Named Entity Recognition in Uzbek Agriculture: Impact of Script Standardization Across Neural Networks Architectures
Аннотация
Uzbek agricultural discourse generates large volumes of diverse text—farm reports, agronomic recommendations, news, tenders, regulations, and field trial records—but much of the practical information remains narrative. This study examines named entity recognition for this Uzbek language and how to improve extraction quality after standardization of the script. The authors constructed a corpus of 8,700 sentences extracted from farm/agribusiness reports and industry news and introduced a domain-specific taxonomy of 13 classes (PER, ORG, LOC, DATE, LAW/DOC, CROP, PEST, DISEASE, CHEMICAL, EQUIP, WATER_OBJECT, SOIL, MEASURE), annotated using BIOES. The study proposes a lightweight alphabetic standardization pipeline that unifies scripts, normalizes apostrophes and digraphs (g’/o’, sh/ch/ng), preserves hyphens across domains, and processes measurement patterns (e.g., kg/ha, l/ha) as atomic tokens.
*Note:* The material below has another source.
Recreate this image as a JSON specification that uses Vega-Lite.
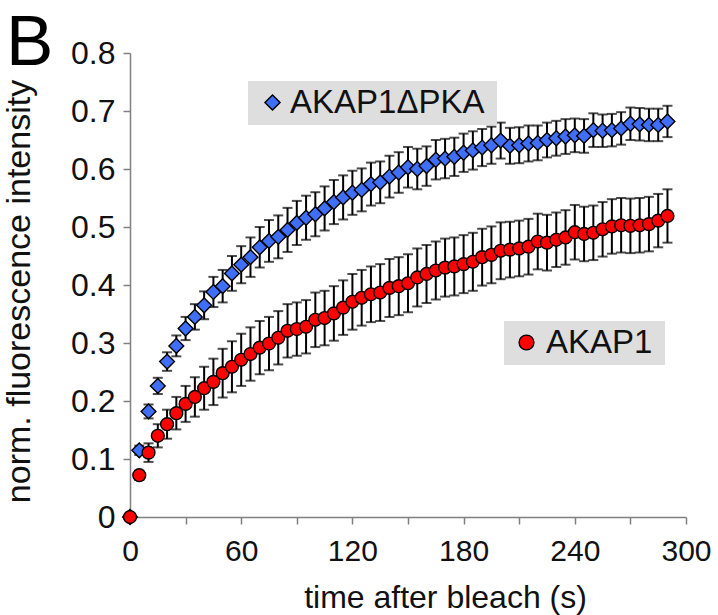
{
  "$schema": "https://vega.github.io/schema/vega-lite/v6.json",
  "width": 556,
  "height": 464,
  "autosize": {"type": "none"},
  "padding": {"left": 130, "top": 53, "right": 32, "bottom": 98},
  "background": "white",
  "config": {
    "font": "Liberation Sans",
    "view": {"stroke": null},
    "axis": {"grid": false}
  },
  "title": {
    "text": "B",
    "anchor": "start",
    "frame": "group",
    "fontSize": 71,
    "fontWeight": "normal",
    "font": "Liberation Sans",
    "color": "#000000",
    "baseline": "alphabetic",
    "offset": 0,
    "dx": -124,
    "dy": 99
  },
  "datasets": {
    "akap": [
      {"time": 0, "series": "AKAP1ΔPKA", "mean": 0, "err": 0},
      {"time": 5, "series": "AKAP1ΔPKA", "mean": 0.115, "err": 0.008},
      {"time": 10, "series": "AKAP1ΔPKA", "mean": 0.182, "err": 0.012},
      {"time": 15, "series": "AKAP1ΔPKA", "mean": 0.226, "err": 0.014},
      {"time": 20, "series": "AKAP1ΔPKA", "mean": 0.268, "err": 0.016},
      {"time": 25, "series": "AKAP1ΔPKA", "mean": 0.295, "err": 0.018},
      {"time": 30, "series": "AKAP1ΔPKA", "mean": 0.325, "err": 0.02},
      {"time": 35, "series": "AKAP1ΔPKA", "mean": 0.345, "err": 0.022},
      {"time": 40, "series": "AKAP1ΔPKA", "mean": 0.365, "err": 0.024},
      {"time": 45, "series": "AKAP1ΔPKA", "mean": 0.388, "err": 0.026},
      {"time": 50, "series": "AKAP1ΔPKA", "mean": 0.398, "err": 0.028},
      {"time": 55, "series": "AKAP1ΔPKA", "mean": 0.42, "err": 0.03},
      {"time": 60, "series": "AKAP1ΔPKA", "mean": 0.435, "err": 0.032},
      {"time": 65, "series": "AKAP1ΔPKA", "mean": 0.448, "err": 0.034},
      {"time": 70, "series": "AKAP1ΔPKA", "mean": 0.465, "err": 0.035},
      {"time": 75, "series": "AKAP1ΔPKA", "mean": 0.476, "err": 0.036},
      {"time": 80, "series": "AKAP1ΔPKA", "mean": 0.483, "err": 0.037},
      {"time": 85, "series": "AKAP1ΔPKA", "mean": 0.495, "err": 0.038},
      {"time": 90, "series": "AKAP1ΔPKA", "mean": 0.507, "err": 0.038},
      {"time": 95, "series": "AKAP1ΔPKA", "mean": 0.516, "err": 0.038},
      {"time": 100, "series": "AKAP1ΔPKA", "mean": 0.522, "err": 0.038},
      {"time": 105, "series": "AKAP1ΔPKA", "mean": 0.532, "err": 0.038},
      {"time": 110, "series": "AKAP1ΔPKA", "mean": 0.543, "err": 0.038},
      {"time": 115, "series": "AKAP1ΔPKA", "mean": 0.551, "err": 0.038},
      {"time": 120, "series": "AKAP1ΔPKA", "mean": 0.559, "err": 0.038},
      {"time": 125, "series": "AKAP1ΔPKA", "mean": 0.564, "err": 0.037},
      {"time": 130, "series": "AKAP1ΔPKA", "mean": 0.574, "err": 0.037},
      {"time": 135, "series": "AKAP1ΔPKA", "mean": 0.577, "err": 0.036},
      {"time": 140, "series": "AKAP1ΔPKA", "mean": 0.587, "err": 0.036},
      {"time": 145, "series": "AKAP1ΔPKA", "mean": 0.594, "err": 0.035},
      {"time": 150, "series": "AKAP1ΔPKA", "mean": 0.603, "err": 0.035},
      {"time": 155, "series": "AKAP1ΔPKA", "mean": 0.6, "err": 0.035},
      {"time": 160, "series": "AKAP1ΔPKA", "mean": 0.605, "err": 0.034},
      {"time": 165, "series": "AKAP1ΔPKA", "mean": 0.616, "err": 0.034},
      {"time": 170, "series": "AKAP1ΔPKA", "mean": 0.618, "err": 0.034},
      {"time": 175, "series": "AKAP1ΔPKA", "mean": 0.621, "err": 0.033},
      {"time": 180, "series": "AKAP1ΔPKA", "mean": 0.628, "err": 0.033},
      {"time": 185, "series": "AKAP1ΔPKA", "mean": 0.632, "err": 0.033},
      {"time": 190, "series": "AKAP1ΔPKA", "mean": 0.637, "err": 0.032},
      {"time": 195, "series": "AKAP1ΔPKA", "mean": 0.641, "err": 0.032},
      {"time": 200, "series": "AKAP1ΔPKA", "mean": 0.649, "err": 0.031},
      {"time": 205, "series": "AKAP1ΔPKA", "mean": 0.64, "err": 0.031},
      {"time": 210, "series": "AKAP1ΔPKA", "mean": 0.641, "err": 0.031},
      {"time": 215, "series": "AKAP1ΔPKA", "mean": 0.644, "err": 0.031},
      {"time": 220, "series": "AKAP1ΔPKA", "mean": 0.645, "err": 0.03},
      {"time": 225, "series": "AKAP1ΔPKA", "mean": 0.65, "err": 0.03},
      {"time": 230, "series": "AKAP1ΔPKA", "mean": 0.653, "err": 0.03},
      {"time": 235, "series": "AKAP1ΔPKA", "mean": 0.656, "err": 0.03},
      {"time": 240, "series": "AKAP1ΔPKA", "mean": 0.658, "err": 0.029},
      {"time": 245, "series": "AKAP1ΔPKA", "mean": 0.657, "err": 0.029},
      {"time": 250, "series": "AKAP1ΔPKA", "mean": 0.667, "err": 0.029},
      {"time": 255, "series": "AKAP1ΔPKA", "mean": 0.666, "err": 0.028},
      {"time": 260, "series": "AKAP1ΔPKA", "mean": 0.667, "err": 0.028},
      {"time": 265, "series": "AKAP1ΔPKA", "mean": 0.67, "err": 0.028},
      {"time": 270, "series": "AKAP1ΔPKA", "mean": 0.678, "err": 0.028},
      {"time": 275, "series": "AKAP1ΔPKA", "mean": 0.677, "err": 0.028},
      {"time": 280, "series": "AKAP1ΔPKA", "mean": 0.676, "err": 0.028},
      {"time": 285, "series": "AKAP1ΔPKA", "mean": 0.676, "err": 0.028},
      {"time": 290, "series": "AKAP1ΔPKA", "mean": 0.682, "err": 0.027},
      {"time": 0, "series": "AKAP1", "mean": 0, "err": 0},
      {"time": 5, "series": "AKAP1", "mean": 0.072, "err": 0.008},
      {"time": 10, "series": "AKAP1", "mean": 0.111, "err": 0.016},
      {"time": 15, "series": "AKAP1", "mean": 0.14, "err": 0.02},
      {"time": 20, "series": "AKAP1", "mean": 0.16, "err": 0.025},
      {"time": 25, "series": "AKAP1", "mean": 0.179, "err": 0.028},
      {"time": 30, "series": "AKAP1", "mean": 0.195, "err": 0.031},
      {"time": 35, "series": "AKAP1", "mean": 0.207, "err": 0.034},
      {"time": 40, "series": "AKAP1", "mean": 0.222, "err": 0.037},
      {"time": 45, "series": "AKAP1", "mean": 0.233, "err": 0.04},
      {"time": 50, "series": "AKAP1", "mean": 0.248, "err": 0.042},
      {"time": 55, "series": "AKAP1", "mean": 0.259, "err": 0.044},
      {"time": 60, "series": "AKAP1", "mean": 0.271, "err": 0.045},
      {"time": 65, "series": "AKAP1", "mean": 0.281, "err": 0.046},
      {"time": 70, "series": "AKAP1", "mean": 0.292, "err": 0.046},
      {"time": 75, "series": "AKAP1", "mean": 0.299, "err": 0.046},
      {"time": 80, "series": "AKAP1", "mean": 0.309, "err": 0.046},
      {"time": 85, "series": "AKAP1", "mean": 0.321, "err": 0.046},
      {"time": 90, "series": "AKAP1", "mean": 0.324, "err": 0.046},
      {"time": 95, "series": "AKAP1", "mean": 0.328, "err": 0.046},
      {"time": 100, "series": "AKAP1", "mean": 0.34, "err": 0.047},
      {"time": 105, "series": "AKAP1", "mean": 0.343, "err": 0.047},
      {"time": 110, "series": "AKAP1", "mean": 0.351, "err": 0.047},
      {"time": 115, "series": "AKAP1", "mean": 0.361, "err": 0.047},
      {"time": 120, "series": "AKAP1", "mean": 0.371, "err": 0.048},
      {"time": 125, "series": "AKAP1", "mean": 0.378, "err": 0.048},
      {"time": 130, "series": "AKAP1", "mean": 0.384, "err": 0.048},
      {"time": 135, "series": "AKAP1", "mean": 0.387, "err": 0.049},
      {"time": 140, "series": "AKAP1", "mean": 0.395, "err": 0.05},
      {"time": 145, "series": "AKAP1", "mean": 0.398, "err": 0.05},
      {"time": 150, "series": "AKAP1", "mean": 0.403, "err": 0.05},
      {"time": 155, "series": "AKAP1", "mean": 0.413, "err": 0.05},
      {"time": 160, "series": "AKAP1", "mean": 0.419, "err": 0.05},
      {"time": 165, "series": "AKAP1", "mean": 0.425, "err": 0.05},
      {"time": 170, "series": "AKAP1", "mean": 0.43, "err": 0.05},
      {"time": 175, "series": "AKAP1", "mean": 0.432, "err": 0.05},
      {"time": 180, "series": "AKAP1", "mean": 0.436, "err": 0.05},
      {"time": 185, "series": "AKAP1", "mean": 0.44, "err": 0.05},
      {"time": 190, "series": "AKAP1", "mean": 0.448, "err": 0.049},
      {"time": 195, "series": "AKAP1", "mean": 0.452, "err": 0.049},
      {"time": 200, "series": "AKAP1", "mean": 0.459, "err": 0.049},
      {"time": 205, "series": "AKAP1", "mean": 0.461, "err": 0.048},
      {"time": 210, "series": "AKAP1", "mean": 0.463, "err": 0.048},
      {"time": 215, "series": "AKAP1", "mean": 0.466, "err": 0.048},
      {"time": 220, "series": "AKAP1", "mean": 0.475, "err": 0.048},
      {"time": 225, "series": "AKAP1", "mean": 0.473, "err": 0.048},
      {"time": 230, "series": "AKAP1", "mean": 0.478, "err": 0.047},
      {"time": 235, "series": "AKAP1", "mean": 0.482, "err": 0.047},
      {"time": 240, "series": "AKAP1", "mean": 0.491, "err": 0.047},
      {"time": 245, "series": "AKAP1", "mean": 0.488, "err": 0.047},
      {"time": 250, "series": "AKAP1", "mean": 0.49, "err": 0.047},
      {"time": 255, "series": "AKAP1", "mean": 0.496, "err": 0.047},
      {"time": 260, "series": "AKAP1", "mean": 0.501, "err": 0.047},
      {"time": 265, "series": "AKAP1", "mean": 0.503, "err": 0.047},
      {"time": 270, "series": "AKAP1", "mean": 0.502, "err": 0.047},
      {"time": 275, "series": "AKAP1", "mean": 0.503, "err": 0.047},
      {"time": 280, "series": "AKAP1", "mean": 0.505, "err": 0.047},
      {"time": 285, "series": "AKAP1", "mean": 0.511, "err": 0.046},
      {"time": 290, "series": "AKAP1", "mean": 0.519, "err": 0.046}
    ]
  },
  "data": {"name": "akap"},
  "encoding": {
    "x": {
      "field": "time",
      "type": "quantitative",
      "scale": {"domain": [0, 300], "nice": false, "zero": false},
      "axis": {
        "title": "time after bleach (s)",
        "values": [0, 30, 60, 90, 120, 150, 180, 210, 240, 270, 300],
        "labelExpr": "datum.value % 60 == 0 ? datum.label : ''",
        "domainColor": "#808080",
        "tickColor": "#808080",
        "domainWidth": 1.5,
        "tickWidth": 1.5,
        "tickSize": 7,
        "labelFontSize": 30,
        "labelColor": "#111111",
        "labelPadding": 12,
        "labelFlush": false,
        "labelOverlap": false,
        "titleFontSize": 32,
        "titleFontWeight": "normal",
        "titleColor": "#111111",
        "titleX": 315,
        "titleY": 90,
        "titleAlign": "center",
        "titleBaseline": "alphabetic"
      }
    },
    "y": {
      "field": "mean",
      "type": "quantitative",
      "scale": {"domain": [0, 0.8], "nice": false},
      "axis": {
        "title": "norm. fluorescence intensity",
        "values": [0, 0.1, 0.2, 0.3, 0.4, 0.5, 0.6, 0.7, 0.8],
        "format": ".1~f",
        "domainColor": "#808080",
        "tickColor": "#808080",
        "domainWidth": 1.5,
        "tickWidth": 1.5,
        "tickSize": 7,
        "labelFontSize": 32,
        "labelColor": "#111111",
        "labelPadding": 8,
        "labelFlush": false,
        "labelOverlap": false,
        "titleFontSize": 34,
        "titleFontWeight": "normal",
        "titleColor": "#111111",
        "titleX": -111,
        "titleY": 238,
        "titleAngle": 270,
        "titleAlign": "center",
        "titleBaseline": "middle"
      }
    }
  },
  "layer": [
    {
      "transform": [{"filter": "datum.series == 'AKAP1ΔPKA'"}],
      "mark": {"type": "errorbar", "ticks": {"thickness": 2, "color": "black"}, "rule": {"strokeWidth": 2, "color": "black"}, "color": "black", "thickness": 2, "size": 10},
      "encoding": {"yError": {"field": "err"}}
    },
    {
      "transform": [{"filter": "datum.series == 'AKAP1ΔPKA'"}],
      "mark": {"type": "point", "shape": "diamond", "filled": true, "size": 220, "stroke": "black", "strokeWidth": 1.4, "opacity": 1},
      "encoding": {
        "color": {
          "field": "series",
          "type": "nominal",
          "scale": {"domain": ["AKAP1ΔPKA"], "range": ["#3f6ef8"]},
          "legend": {
            "orient": "none",
            "legendX": 118,
            "legendY": 28,
            "title": "\u00a0",
            "titleOrient": "right",
            "titleFontSize": 10,
            "titlePadding": 8,
            "fillColor": "#dedede",
            "padding": 5,
            "symbolOffset": 3,
            "labelOffset": 1,
            "labelFontSize": 33,
            "labelLimit": 400,
            "labelColor": "#111111",
            "symbolType": "diamond",
            "symbolSize": 230,
            "symbolStrokeColor": "black",
            "symbolStrokeWidth": 1.4
          }
        }
      }
    },
    {
      "transform": [{"filter": "datum.series == 'AKAP1'"}],
      "mark": {"type": "errorbar", "ticks": {"thickness": 2, "color": "black"}, "rule": {"strokeWidth": 2, "color": "black"}, "color": "black", "thickness": 2, "size": 10},
      "encoding": {"yError": {"field": "err"}}
    },
    {
      "transform": [{"filter": "datum.series == 'AKAP1'"}],
      "mark": {"type": "point", "shape": "circle", "filled": true, "size": 165, "stroke": "black", "strokeWidth": 1.4, "opacity": 1},
      "encoding": {
        "color": {
          "field": "series",
          "type": "nominal",
          "scale": {"domain": ["AKAP1"], "range": ["#ff0000"]},
          "legend": {
            "orient": "none",
            "legendX": 374,
            "legendY": 268,
            "title": "\u00a0",
            "titleOrient": "right",
            "titleFontSize": 10,
            "titlePadding": 8,
            "fillColor": "#dedede",
            "padding": 5,
            "symbolOffset": 1,
            "labelOffset": 3,
            "labelFontSize": 33,
            "labelLimit": 400,
            "labelColor": "#111111",
            "symbolType": "circle",
            "symbolSize": 220,
            "symbolStrokeColor": "black",
            "symbolStrokeWidth": 1.4
          }
        }
      }
    }
  ],
  "resolve": {"scale": {"color": "independent"}}
}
Three model families were compared using a unified training protocol with early stopping and identical data splits: BiLSTM-CRF with character features, mBERT+CRF, and the parametrically efficient T5 (LoRA). The results show that alphabetic standardization is a first-order factor for Uzbek NER, while encoder-based and seq2seq-based architectures are viable when fed normalized text. Furthermore, domain-aware tokenization and recommendations significantly reduce boundary errors.